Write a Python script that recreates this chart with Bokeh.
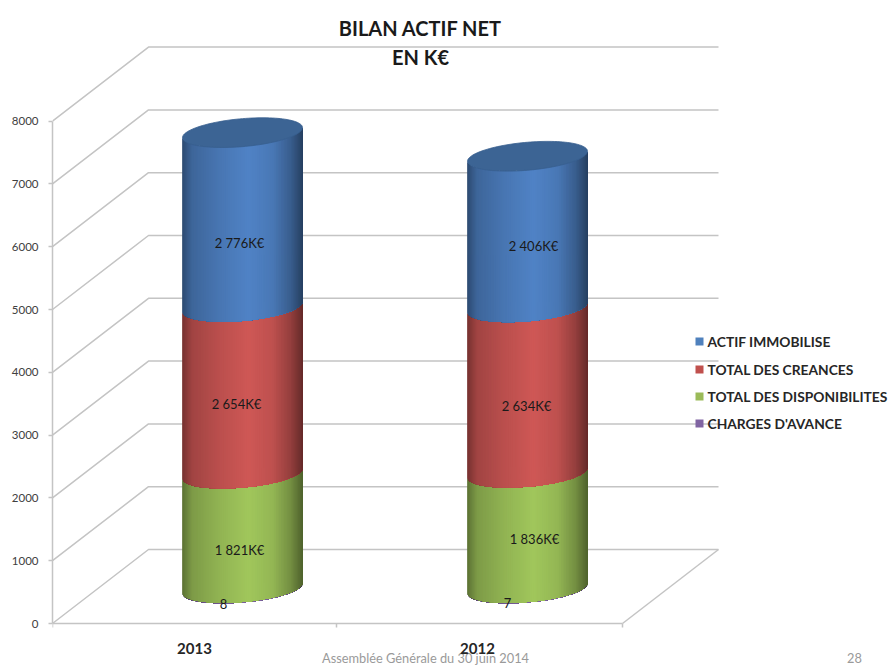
import numpy as np
from bokeh.core.properties import value
from bokeh.embed import file_html
from bokeh.models import FixedTicker, LinearAxis, Range1d
from bokeh.plotting import figure
from bokeh.resources import INLINE

# Balance sheet figures, in thousands of euros
years = ["2013", "2012"]
charges_avance = [8, 7]
disponibilites = [1821, 1836]
creances = [2654, 2634]
immobilise = [2776, 2406]
y_ticks = [0, 1000, 2000, 3000, 4000, 5000, 6000, 7000, 8000]
legend_labels = ["ACTIF IMMOBILISE", "TOTAL DES CREANCES",
                 "TOTAL DES DISPONIBILITES", "CHARGES D'AVANCE"]

FONT = "Lato"
GRID = "#c4c4c4"
PX_PER_UNIT = 0.0628           # vertical scale of the value axis
UNIT = 1 / PX_PER_UNIT         # one screen pixel, in value units
AXIS_Y_PX = 623                # screen row of the value 0
LEFT_PX = 52

# Oblique projection of the 3D box
DEPTH_X = 96
DEPTH_V = 74 * UNIT
FRONT_RIGHT = 622
BACK_RIGHT = 718

# Cylinders
CENTERS = [242, 527]
RADIUS_X = 60
RADIUS_Y = 14
TILT = 10 / 120
BASE_V = 35 * UNIT


def py(px_row):
    """Value-axis coordinate of a screen row."""
    return (AXIS_Y_PX - px_row) * UNIT


# The frame runs to the bottom of the page so the footer can sit below the axis
p = figure(width=888, height=665, output_backend="svg", toolbar_location=None,
           x_range=Range1d(LEFT_PX, 888), y_range=Range1d(py(665), py(0)),
           min_border_left=LEFT_PX, min_border_bottom=0,
           min_border_top=0, min_border_right=0,
           x_axis_type=None, y_axis_type=None)
p.outline_line_color = None
p.grid.visible = False
p.background_fill_color = "white"

# Value axis
y_axis = LinearAxis(ticker=FixedTicker(ticks=y_ticks), bounds=(0, 8000))
y_axis.axis_line_color = GRID
y_axis.axis_line_width = 1.5
y_axis.major_tick_line_color = GRID
y_axis.major_tick_line_width = 1.5
y_axis.major_tick_in = 0
y_axis.major_tick_out = 4
y_axis.minor_tick_line_color = None
y_axis.major_label_standoff = 10
y_axis.major_label_text_font = FONT
y_axis.major_label_text_font_size = "11.5px"
y_axis.major_label_text_color = "#404040"
p.add_layout(y_axis, "left")

# Category axis: labels sit between the tick marks
x_axis = LinearAxis(
    ticker=FixedTicker(ticks=[194, 477], minor_ticks=[LEFT_PX, 336, FRONT_RIGHT]),
    bounds=(LEFT_PX, FRONT_RIGHT), fixed_location=0)
x_axis.major_label_overrides = {194: years[0], 477: years[1]}
x_axis.axis_line_color = GRID
x_axis.axis_line_width = 1.5
x_axis.major_tick_line_color = None
x_axis.major_tick_out = 0
x_axis.major_tick_in = 0
x_axis.minor_tick_line_color = GRID
x_axis.minor_tick_line_width = 1.5
x_axis.minor_tick_out = 4
x_axis.minor_tick_in = 0
x_axis.major_label_standoff = 15
x_axis.major_label_text_font = FONT
x_axis.major_label_text_font_style = "bold"
x_axis.major_label_text_font_size = "15px"
x_axis.major_label_text_color = "#262626"
p.add_layout(x_axis, "below")

# Gridlines of the side and back walls, and the floor edge
grid_xs, grid_ys = [], []
for v in y_ticks:
    grid_xs.append([LEFT_PX, LEFT_PX + DEPTH_X, BACK_RIGHT])
    grid_ys.append([v, v + DEPTH_V, v + DEPTH_V])
grid_xs.append([FRONT_RIGHT, BACK_RIGHT])
grid_ys.append([0, DEPTH_V])
p.multi_line(grid_xs, grid_ys, line_color=GRID, line_width=1.5)


def shade(rgb, t):
    """Horizontal cylinder shading: dark edges, bright just right of centre."""
    f = np.interp(t, [0, .08, .3, .55, .75, .9, 1], [.58, .78, .9, 1, .92, .72, .5])
    return "#%02x%02x%02x" % tuple(int(c * f) for c in rgb)


def front_arc(cx, theta, level):
    """Points on the front arc of the tilted ellipse whose centre is at `level`."""
    x = cx - RADIUS_X * np.cos(theta)
    dy_px = TILT * (x - cx) - RADIUS_Y * np.sin(theta)
    return x, level + dy_px * UNIT


THETA = np.linspace(0, np.pi, 91)
SEGMENTS = [
    (charges_avance, (128, 100, 162)),
    (disponibilites, (161, 199, 92)),
    (creances, (207, 88, 86)),
    (immobilise, (80, 131, 198)),
]

for i, cx in enumerate(CENTERS):
    level = BASE_V
    for values, rgb in SEGMENTS:
        top = level + values[i]
        x0, y0 = front_arc(cx, THETA, level)
        x1, y1 = front_arc(cx, THETA, top)
        xs, ys, colors = [], [], []
        # Each band runs to the right edge and the next one paints over it,
        # which keeps the shading free of seams between neighbouring bands
        for k in range(len(THETA) - 1):
            xs.append(np.concatenate([x1[k:], x0[k:][::-1]]))
            ys.append(np.concatenate([y1[k:], y0[k:][::-1]]))
            colors.append(shade(rgb, ((x0[k] + x0[k + 1]) / 2 - (cx - RADIUS_X)) / (2 * RADIUS_X)))
        p.patches(xs, ys, fill_color=colors, line_color=None)
        level = top
    # Cap of the cylinder
    t = np.linspace(0, 2 * np.pi, 121)
    cap_x, cap_y = front_arc(cx, t, level)
    p.patch(cap_x, cap_y, fill_color="#3c6494", line_color="#38608f", line_width=0.8)


def money(v):
    return f"{v // 1000} {v % 1000:03d}K€" if v >= 1000 else str(v)


# Data labels inside the stacks
value_labels = [
    (239, 242, immobilise[0]), (236, 403, creances[0]), (239, 549, disponibilites[0]),
    (223, 603, charges_avance[0]),
    (533, 245, immobilise[1]), (526, 405, creances[1]), (534, 538, disponibilites[1]),
    (507, 602, charges_avance[1]),
]
p.text([a for a, _, _ in value_labels], [py(b) for _, b, _ in value_labels],
       text=[money(c) for _, _, c in value_labels],
       text_font=value(FONT), text_font_size="13px", text_color="#1a1a1a",
       text_align="center", text_baseline="middle")

# Title
p.text([420, 420], [py(27), py(56)], text=["BILAN ACTIF NET", "EN K€"],
       text_font=value(FONT), text_font_style="bold", text_font_size="20px",
       text_color="#1a1a1a", text_align="center", text_baseline="middle")

# Legend, top to bottom in reverse stacking order
legend_rows = [341, 369, 396, 423]
legend_colors = ["#4f81bd", "#c0504d", "#9bbb59", "#8064a2"]
p.scatter([699] * 4, [py(r) for r in legend_rows], marker="square", size=8,
          fill_color=legend_colors, line_color=None)
p.text([707] * 4, [py(r) for r in legend_rows], text=legend_labels,
       text_font=value(FONT), text_font_style="bold", text_font_size="13.8px",
       text_color="#262626", text_align="left", text_baseline="middle")

# Slide footer
p.text([425, 854], [py(657), py(657)], text=["Assemblée Générale du 30 juin 2014", "28"],
       text_font=value(FONT), text_font_size="12.8px", text_color="#9a9a9a",
       text_align="center", text_baseline="middle")

open("out.html", "w").write(file_html(p, INLINE))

> WHAT THE TASK ASKS
Go through the data above and transcribe it in full, omitting any image.

> EXPECTED ANSWER
Write a Python script that recreates this chart with Bokeh.
import numpy as np
from bokeh.core.properties import value
from bokeh.embed import file_html
from bokeh.models import FixedTicker, LinearAxis, Range1d
from bokeh.plotting import figure
from bokeh.resources import INLINE

# Balance sheet figures, in thousands of euros
years = ["2013", "2012"]
charges_avance = [8, 7]
disponibilites = [1821, 1836]
creances = [2654, 2634]
immobilise = [2776, 2406]
y_ticks = [0, 1000, 2000, 3000, 4000, 5000, 6000, 7000, 8000]
legend_labels = ["ACTIF IMMOBILISE", "TOTAL DES CREANCES",
                 "TOTAL DES DISPONIBILITES", "CHARGES D'AVANCE"]

FONT = "Lato"
GRID = "#c4c4c4"
PX_PER_UNIT = 0.0628           # vertical scale of the value axis
UNIT = 1 / PX_PER_UNIT         # one screen pixel, in value units
AXIS_Y_PX = 623                # screen row of the value 0
LEFT_PX = 52

# Oblique projection of the 3D box
DEPTH_X = 96
DEPTH_V = 74 * UNIT
FRONT_RIGHT = 622
BACK_RIGHT = 718

# Cylinders
CENTERS = [242, 527]
RADIUS_X = 60
RADIUS_Y = 14
TILT = 10 / 120
BASE_V = 35 * UNIT


def py(px_row):
    """Value-axis coordinate of a screen row."""
    return (AXIS_Y_PX - px_row) * UNIT


# The frame runs to the bottom of the page so the footer can sit below the axis
p = figure(width=888, height=665, output_backend="svg", toolbar_location=None,
           x_range=Range1d(LEFT_PX, 888), y_range=Range1d(py(665), py(0)),
           min_border_left=LEFT_PX, min_border_bottom=0,
           min_border_top=0, min_border_right=0,
           x_axis_type=None, y_axis_type=None)
p.outline_line_color = None
p.grid.visible = False
p.background_fill_color = "white"

# Value axis
y_axis = LinearAxis(ticker=FixedTicker(ticks=y_ticks), bounds=(0, 8000))
y_axis.axis_line_color = GRID
y_axis.axis_line_width = 1.5
y_axis.major_tick_line_color = GRID
y_axis.major_tick_line_width = 1.5
y_axis.major_tick_in = 0
y_axis.major_tick_out = 4
y_axis.minor_tick_line_color = None
y_axis.major_label_standoff = 10
y_axis.major_label_text_font = FONT
y_axis.major_label_text_font_size = "11.5px"
y_axis.major_label_text_color = "#404040"
p.add_layout(y_axis, "left")

# Category axis: labels sit between the tick marks
x_axis = LinearAxis(
    ticker=FixedTicker(ticks=[194, 477], minor_ticks=[LEFT_PX, 336, FRONT_RIGHT]),
    bounds=(LEFT_PX, FRONT_RIGHT), fixed_location=0)
x_axis.major_label_overrides = {194: years[0], 477: years[1]}
x_axis.axis_line_color = GRID
x_axis.axis_line_width = 1.5
x_axis.major_tick_line_color = None
x_axis.major_tick_out = 0
x_axis.major_tick_in = 0
x_axis.minor_tick_line_color = GRID
x_axis.minor_tick_line_width = 1.5
x_axis.minor_tick_out = 4
x_axis.minor_tick_in = 0
x_axis.major_label_standoff = 15
x_axis.major_label_text_font = FONT
x_axis.major_label_text_font_style = "bold"
x_axis.major_label_text_font_size = "15px"
x_axis.major_label_text_color = "#262626"
p.add_layout(x_axis, "below")

# Gridlines of the side and back walls, and the floor edge
grid_xs, grid_ys = [], []
for v in y_ticks:
    grid_xs.append([LEFT_PX, LEFT_PX + DEPTH_X, BACK_RIGHT])
    grid_ys.append([v, v + DEPTH_V, v + DEPTH_V])
grid_xs.append([FRONT_RIGHT, BACK_RIGHT])
grid_ys.append([0, DEPTH_V])
p.multi_line(grid_xs, grid_ys, line_color=GRID, line_width=1.5)


def shade(rgb, t):
    """Horizontal cylinder shading: dark edges, bright just right of centre."""
    f = np.interp(t, [0, .08, .3, .55, .75, .9, 1], [.58, .78, .9, 1, .92, .72, .5])
    return "#%02x%02x%02x" % tuple(int(c * f) for c in rgb)


def front_arc(cx, theta, level):
    """Points on the front arc of the tilted ellipse whose centre is at `level`."""
    x = cx - RADIUS_X * np.cos(theta)
    dy_px = TILT * (x - cx) - RADIUS_Y * np.sin(theta)
    return x, level + dy_px * UNIT


THETA = np.linspace(0, np.pi, 91)
SEGMENTS = [
    (charges_avance, (128, 100, 162)),
    (disponibilites, (161, 199, 92)),
    (creances, (207, 88, 86)),
    (immobilise, (80, 131, 198)),
]

for i, cx in enumerate(CENTERS):
    level = BASE_V
    for values, rgb in SEGMENTS:
        top = level + values[i]
        x0, y0 = front_arc(cx, THETA, level)
        x1, y1 = front_arc(cx, THETA, top)
        xs, ys, colors = [], [], []
        # Each band runs to the right edge and the next one paints over it,
        # which keeps the shading free of seams between neighbouring bands
        for k in range(len(THETA) - 1):
            xs.append(np.concatenate([x1[k:], x0[k:][::-1]]))
            ys.append(np.concatenate([y1[k:], y0[k:][::-1]]))
            colors.append(shade(rgb, ((x0[k] + x0[k + 1]) / 2 - (cx - RADIUS_X)) / (2 * RADIUS_X)))
        p.patches(xs, ys, fill_color=colors, line_color=None)
        level = top
    # Cap of the cylinder
    t = np.linspace(0, 2 * np.pi, 121)
    cap_x, cap_y = front_arc(cx, t, level)
    p.patch(cap_x, cap_y, fill_color="#3c6494", line_color="#38608f", line_width=0.8)


def money(v):
    return f"{v // 1000} {v % 1000:03d}K€" if v >= 1000 else str(v)


# Data labels inside the stacks
value_labels = [
    (239, 242, immobilise[0]), (236, 403, creances[0]), (239, 549, disponibilites[0]),
    (223, 603, charges_avance[0]),
    (533, 245, immobilise[1]), (526, 405, creances[1]), (534, 538, disponibilites[1]),
    (507, 602, charges_avance[1]),
]
p.text([a for a, _, _ in value_labels], [py(b) for _, b, _ in value_labels],
       text=[money(c) for _, _, c in value_labels],
       text_font=value(FONT), text_font_size="13px", text_color="#1a1a1a",
       text_align="center", text_baseline="middle")

# Title
p.text([420, 420], [py(27), py(56)], text=["BILAN ACTIF NET", "EN K€"],
       text_font=value(FONT), text_font_style="bold", text_font_size="20px",
       text_color="#1a1a1a", text_align="center", text_baseline="middle")

# Legend, top to bottom in reverse stacking order
legend_rows = [341, 369, 396, 423]
legend_colors = ["#4f81bd", "#c0504d", "#9bbb59", "#8064a2"]
p.scatter([699] * 4, [py(r) for r in legend_rows], marker="square", size=8,
          fill_color=legend_colors, line_color=None)
p.text([707] * 4, [py(r) for r in legend_rows], text=legend_labels,
       text_font=value(FONT), text_font_style="bold", text_font_size="13.8px",
       text_color="#262626", text_align="left", text_baseline="middle")

# Slide footer
p.text([425, 854], [py(657), py(657)], text=["Assemblée Générale du 30 juin 2014", "28"],
       text_font=value(FONT), text_font_size="12.8px", text_color="#9a9a9a",
       text_align="center", text_baseline="middle")

open("out.html", "w").write(file_html(p, INLINE))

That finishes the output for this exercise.